Fabrizio De André, “Parole e Musica di un Poeta”: lo speciale di Vincenzo Mollica a 20 anni dalla morte (2 / 2)

L’equilibrio con cui soppesava ironia e sarcasmo, ma anche romanticismo, amore, abbandono e malinconia, sono solo alcune delle sfumature di una tavolozza musicale dai mille cromatismi.
Fabrizio cantava la gente comune, la gente della sua Genova: Prostitute, Matti, persone della strada, dei carruggi genovesi, della vita notturna ma anche professionisti come Giudici, Ottici, Medici.
Un altro genere di grande spessore culturale sono le canzoni che parlano d’amore, di dame che attendono i loro cavalieri, di pirati e navigatori, di suicidi e sofferenze.

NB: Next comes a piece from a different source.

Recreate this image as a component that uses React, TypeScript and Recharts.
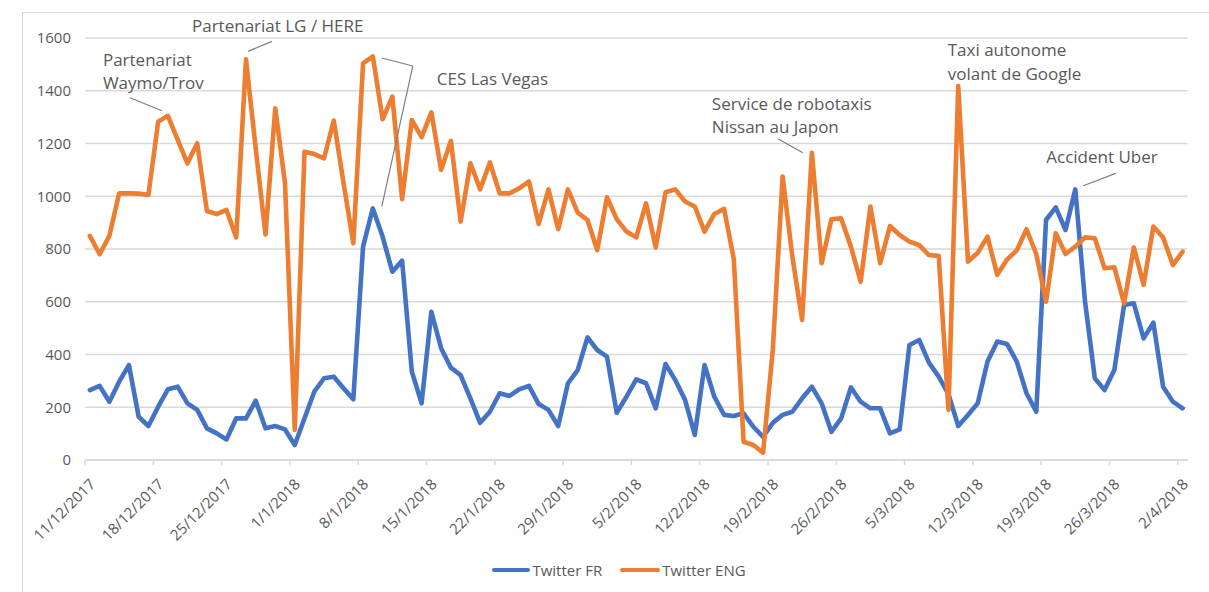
import React from 'react';
import { LineChart, Line, XAxis, YAxis, CartesianGrid, ReferenceDot } from 'recharts';

// week ticks on the date axis
const dateTicks = [
  '11/12/2017', '18/12/2017', '25/12/2017', '1/1/2018', '8/1/2018', '15/1/2018',
  '22/1/2018', '29/1/2018', '5/2/2018', '12/2/2018', '19/2/2018', '26/2/2018',
  '5/3/2018', '12/3/2018', '19/3/2018', '26/3/2018', '2/4/2018'
];

const yTicks = [0, 200, 400, 600, 800, 1000, 1200, 1400, 1600];

// daily counts, 11/12/2017 -> 2/4/2018
const twitterFR = [
  265, 281, 221, 297, 360, 164, 129, 202, 268, 278, 215, 190, 120, 101, 78, 158,
  158, 225, 120, 129, 116, 57, 158, 259, 310, 316, 272, 230, 809, 954, 847, 714,
  756, 335, 215, 562, 424, 350, 322, 234, 141, 183, 253, 243, 268, 281, 212, 190,
  129, 291, 341, 465, 417, 392, 179, 240, 306, 291, 196, 364, 303, 228, 95, 360,
  240, 171, 167, 177, 126, 88, 141, 171, 183, 234, 278, 215, 107, 158, 275, 221,
  196, 196, 101, 116, 436, 455, 369, 316, 250, 129, 171, 215, 373, 449, 440, 373,
  253, 183, 910, 958, 872, 1026, 600, 310, 265, 341, 588, 594, 461, 521, 278, 221,
  196
];

const twitterENG = [
  850, 780, 850, 1011, 1011, 1010, 1005, 1283, 1305, 1214, 1125, 1201, 944, 932, 948, 844,
  1519, 1180, 855, 1333, 1049, 114, 1169, 1160, 1144, 1287, 1050, 822, 1504, 1530, 1292, 1378,
  989, 1289, 1224, 1318, 1100, 1210, 904, 1125, 1026, 1128, 1011, 1011, 1030, 1056, 895, 1026,
  875, 1026, 938, 910, 796, 996, 913, 866, 844, 973, 806, 1015, 1026, 980, 961, 866,
  933, 952, 761, 69, 57, 28, 420, 1075, 771, 531, 1165, 746, 913, 916, 809, 676,
  961, 746, 887, 853, 828, 815, 777, 774, 190, 1418, 752, 786, 847, 702, 760, 795,
  875, 781, 600, 860, 781, 809, 844, 841, 727, 731, 594, 806, 664, 885, 844, 739,
  790
];

// each day sits in the middle of its slot on the date axis
const chartData = twitterFR.map((fr, i) => ({ day: i + 0.5, fr, eng: twitterENG[i] }));

const FONT = '"Open Sans", sans-serif';
const TEXT = '#595959';
const GRID = '#d9d9d9';
const BLUE = '#4472C4';
const ORANGE = '#ED7D31';

const DateTick = (props: any) => {
  const { x, y, payload } = props;
  const tx = x + 7;
  const ty = y + 14;
  return (
    <text
      x={tx}
      y={ty}
      transform={`rotate(-45 ${tx} ${ty})`}
      textAnchor="end"
      dominantBaseline="central"
      fill={TEXT}
      fontSize={15}
      fontFamily={FONT}
    >
      {dateTicks[Math.round(payload.value / 7)]}
    </text>
  );
};

// annotation drawn relative to the point it points at
const callout = (lines: string[], dx: number, dy: number, leader: number[][] = []) => (props: any) => {
  const { cx, cy } = props;
  return (
    <g>
      {leader.length > 1 && (
        <polyline
          points={leader.map(([lx, ly]) => `${cx + lx},${cy + ly}`).join(' ')}
          fill="none"
          stroke="#7f7f7f"
          strokeWidth={1.2}
        />
      )}
      {lines.map((t, i) => (
        <text key={i} x={cx + dx} y={cy + dy + i * 23.5} fill={TEXT} fontSize={17} fontFamily={FONT}>
          {t}
        </text>
      ))}
    </g>
  );
};

const Legend = () => (
  <div style={{
    position: 'absolute', top: 560, left: 0, width: 1238, display: 'flex', justifyContent: 'center',
    alignItems: 'center', fontFamily: FONT, fontSize: 15, color: TEXT
  }}>
    <span style={{ display: 'inline-block', width: 38, height: 4, background: BLUE, borderRadius: 2 }} />
    <span style={{ marginLeft: 2, marginRight: 18 }}>Twitter FR</span>
    <span style={{ display: 'inline-block', width: 40, height: 4, background: ORANGE, borderRadius: 2 }} />
    <span style={{ marginLeft: 2 }}>Twitter ENG</span>
  </div>
);

const App: React.FC = () => {
  const at = (i: number) => i + 0.5;
  return (
    <div style={{ position: 'absolute', top: 0, left: 0, width: 1209, height: 592, overflow: 'hidden', background: '#fff' }}>
      <div style={{ position: 'absolute', left: 22, top: 12, width: 1300, height: 700, border: `1px solid ${GRID}` }} />
      <div style={{ position: 'absolute', top: 0, left: 0 }}>
        <LineChart width={1209} height={592} data={chartData} margin={{ top: 38, right: 21.5, left: 0, bottom: 102 }}>
          <CartesianGrid horizontal vertical={false} stroke={GRID} strokeWidth={1.5} />
          <XAxis
            type="number"
            dataKey="day"
            domain={[0, 113]}
            ticks={dateTicks.map((_, i) => i * 7)}
            interval={0}
            height={30}
            axisLine={{ stroke: GRID, strokeWidth: 1.5 }}
            tickLine={{ stroke: GRID, strokeWidth: 1.5 }}
            tickSize={5}
            tick={<DateTick />}
          />
          <YAxis
            domain={[0, 1600]}
            ticks={yTicks}
            interval={0}
            width={85}
            axisLine={false}
            tickLine={false}
            tickSize={0}
            tickMargin={14}
            tick={{ fill: TEXT, fontSize: 15, fontFamily: FONT }}
          />
          <Line type="linear" dataKey="fr" name="Twitter FR" stroke={BLUE} strokeWidth={4.6}
            strokeLinejoin="round" strokeLinecap="round" dot={false} isAnimationActive={false} />
          <Line type="linear" dataKey="eng" name="Twitter ENG" stroke={ORANGE} strokeWidth={4.6}
            strokeLinejoin="round" strokeLinecap="round" dot={false} isAnimationActive={false} />

          <ReferenceDot x={at(8)} y={twitterENG[8]} r={0}
            shape={callout(['Partenariat', 'Waymo/Trov'], -65, -50, [[-6, -5], [-38, -18]])} />
          <ReferenceDot x={at(16)} y={twitterENG[16]} r={0}
            shape={callout(['Partenariat LG / HERE'], -54, -27, [[2, -8], [26, -18]])} />
          <ReferenceDot x={at(29)} y={twitterENG[29]} r={0}
            shape={callout(['CES Las Vegas'], 64, 28.5, [[9, 1.5], [40, 9.5]])} />
          <ReferenceDot x={at(29)} y={twitterFR[29]} r={0}
            shape={callout([], 0, 0, [[9, -2], [40, -142.4]])} />
          <ReferenceDot x={at(74)} y={twitterENG[74]} r={0}
            shape={callout(['Service de robotaxis', 'Nissan au Japon'], -100, -43, [[-33.6, -13.8], [-9, 0]])} />
          <ReferenceDot x={at(89)} y={twitterENG[89]} r={0}
            shape={callout(['Taxi autonome', 'volant de Google'], -10.5, -30)} />
          <ReferenceDot x={at(101)} y={twitterFR[101]} r={0}
            shape={callout(['Accident Uber'], -29, -26, [[8, -3.7], [40.4, -16]])} />
        </LineChart>
      </div>
      <Legend />
    </div>
  );
};

export default App;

Uomo rivoluzionario e semplice, come semplici e un po’ dannati i suoi vizi, il fumo che lo portava a tenere sempre la sigaretta in mano, anche durante i concerti, tra un accordo e l’altro, e l’alcool che lo tiene per diversi anni sul filo della dipendenza. Conflittuale il rapporto con il primo figlio Cristiano, che spesso ha dichiarato di essere cresciuto solo con la madre, che ha sofferto e tentato anche il suicidio.  Un ragazzo “figlio d’arte” che come spesso accade ha faticato molto per crearsi una propria carriera professionale, grande musicista, sempre un po’ all’ombra, inevitabilmente del successo paterno.

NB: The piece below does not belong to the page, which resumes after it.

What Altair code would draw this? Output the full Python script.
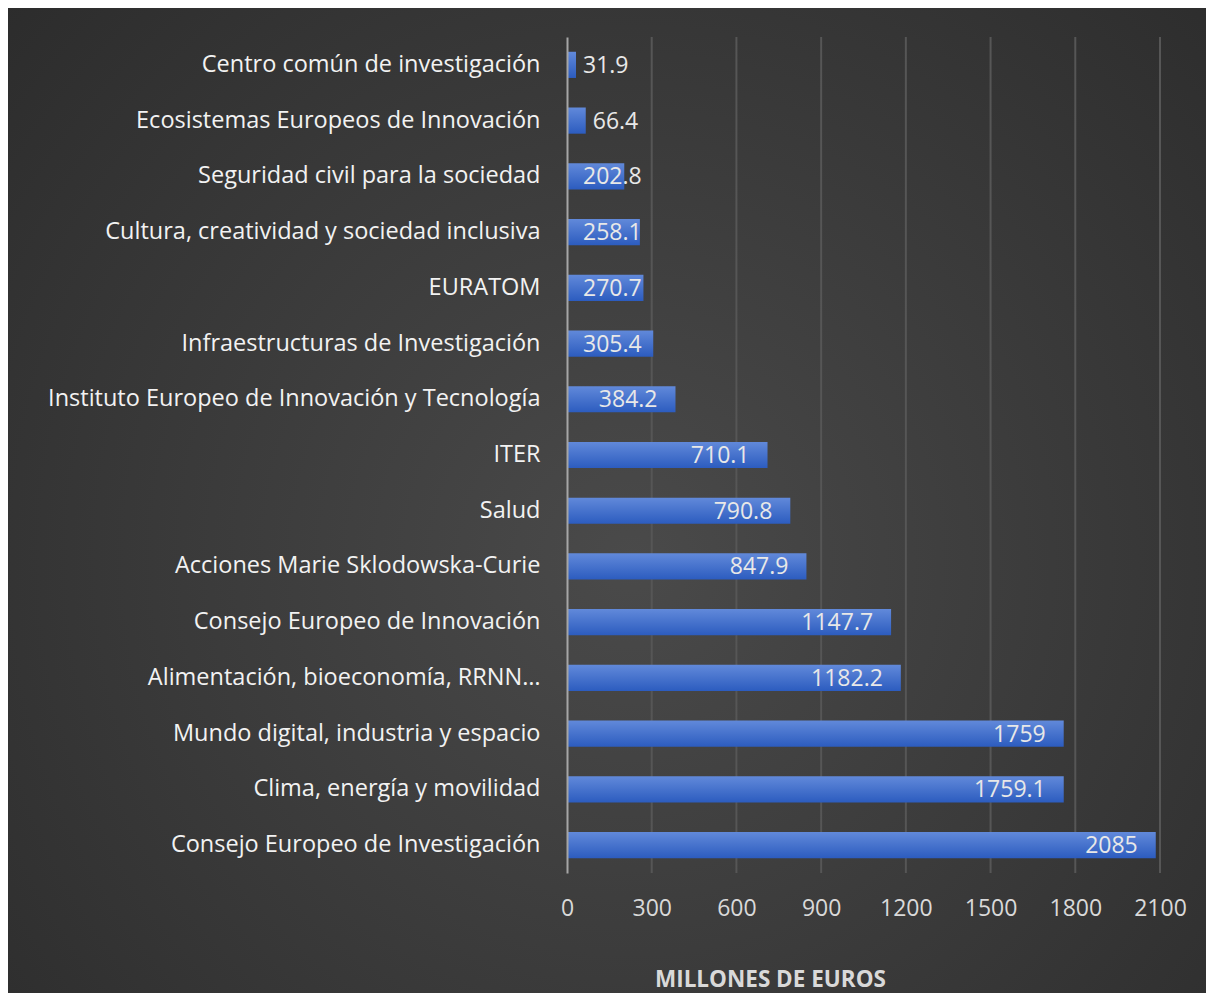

Il loro rapporto si rinsalda pochi anni prima che un tumore stronchi il padre definitivamente.

Malato da tempo Fabrizio al quale 11 anni prima nel 1988 era stato diagnosticato un carcinoma polmonare, in seguito al malessere avuto durante un concerto in Valle d’Aosta che lo aveva costretto a interrompere lo spettacolo; nel ’99 si aggrava e dopo un ricovero di alcuni mesi all’Istituto Tumori di Milano in cui pare che non volesse farsi vedere proprio dal figlio, forse per lo stato di debolezza in cui si trovava, all’inizio del nuovo anno muore lasciando un vuoto incolmabile nel cuore di tutti.